ミス・ユニバース・ジャパンを経験し、現在も携わっていますから、外見が美しいことはとても素敵なことだと思っています。けれど、“外見が美しいひと”ってたくさんいて、美人は3日で飽きちゃうんです。外見はお化粧やダイエット、ファッションである程度どうにかできても、年齢を重ねると肌や髪も変化をしていきます。そんな外見に囚われるよりも、内面の魅力を磨いていくことのかたが人間として大切ではないでしょうか。
周りのひとが人間としてどこをみているかって、肩書きや外見ではなく“内面”なんです。とくにミス・ユニバースは外見が美しいひとだけが集まる大会ですから、内面がないと全く評価されません。びっくりするようなスタイルの持ち主や、ため息が出るほど美しい顔のひとが大勢いるなかで評価されるのは、脚の長さや顔の造形でもなく、内面から出てくる魅力です。具体的に、魅力があるか否かは「明日も会いたいかどうか」ですね。
内面は1日や2日でできあがるものではなく、長い時間をかけて培うものなので、すぐにでも内面を磨く努力を始めることがおすすめですね。外見だけにとらわれていると、50代・60代・70代になっても若い女性と自分を比べて苦しくなっていくだけだと思いますよ。

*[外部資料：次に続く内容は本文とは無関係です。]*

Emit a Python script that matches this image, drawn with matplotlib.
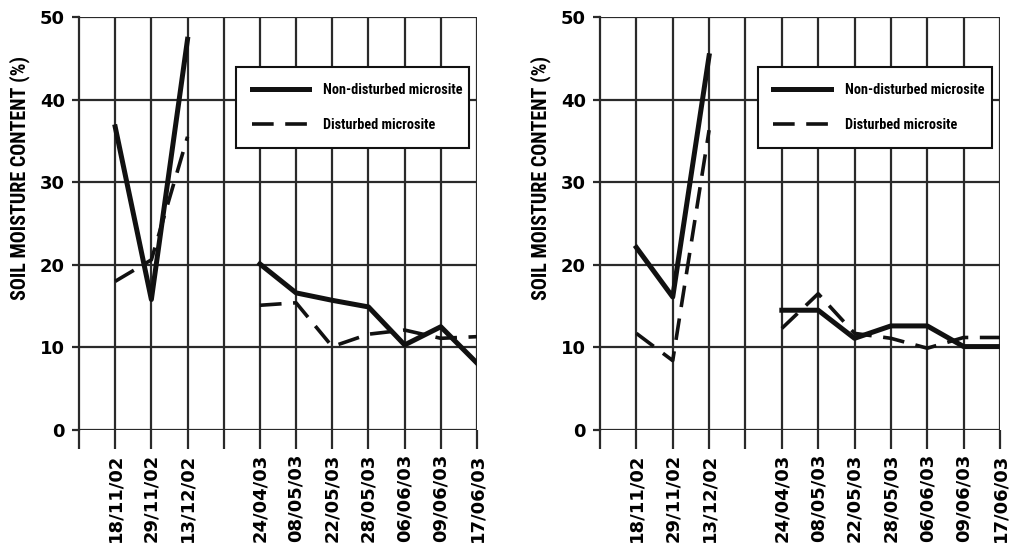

コメント: ミス・ユニバース・ジャパン ナショナルディレクター 美馬寛子さん
外見を美しく保つ努力も大切だけれど、年齢とともに変化する肌の美しさや脚の長さでひとや自分の魅力をジャッジすることはナンセンス。それよりも自分と会ったひとが「明日もあなたと会いたい」と言ってくれるような、魅力あふれる女性を目指すことのほうが、長い人生を考えたときに財産となるはず。
ありのままの自分で過ごせるよう、自分の個性を知り、自分が心地よく過ごせるよう考え、行動してみて。ぜひ美馬さんの提唱する女性としての“4つの力”を参考に!
取材協力/ミス・ユニバース・ジャパン ナショナルディレクター 美馬寛子
ミス・ユニバースという枠ではなく、私が重要視している女性としての“4つの力”があります。
1つが「コミュニケーション力」、2つめが「発信力」、3つめが「考える力」、4つめが「個性の力」です。ミス・ユニバースが目指すところは“女性のリーダシップ”のとれる女性”であり、そこで必要となるのがこの4つの力だと考えています。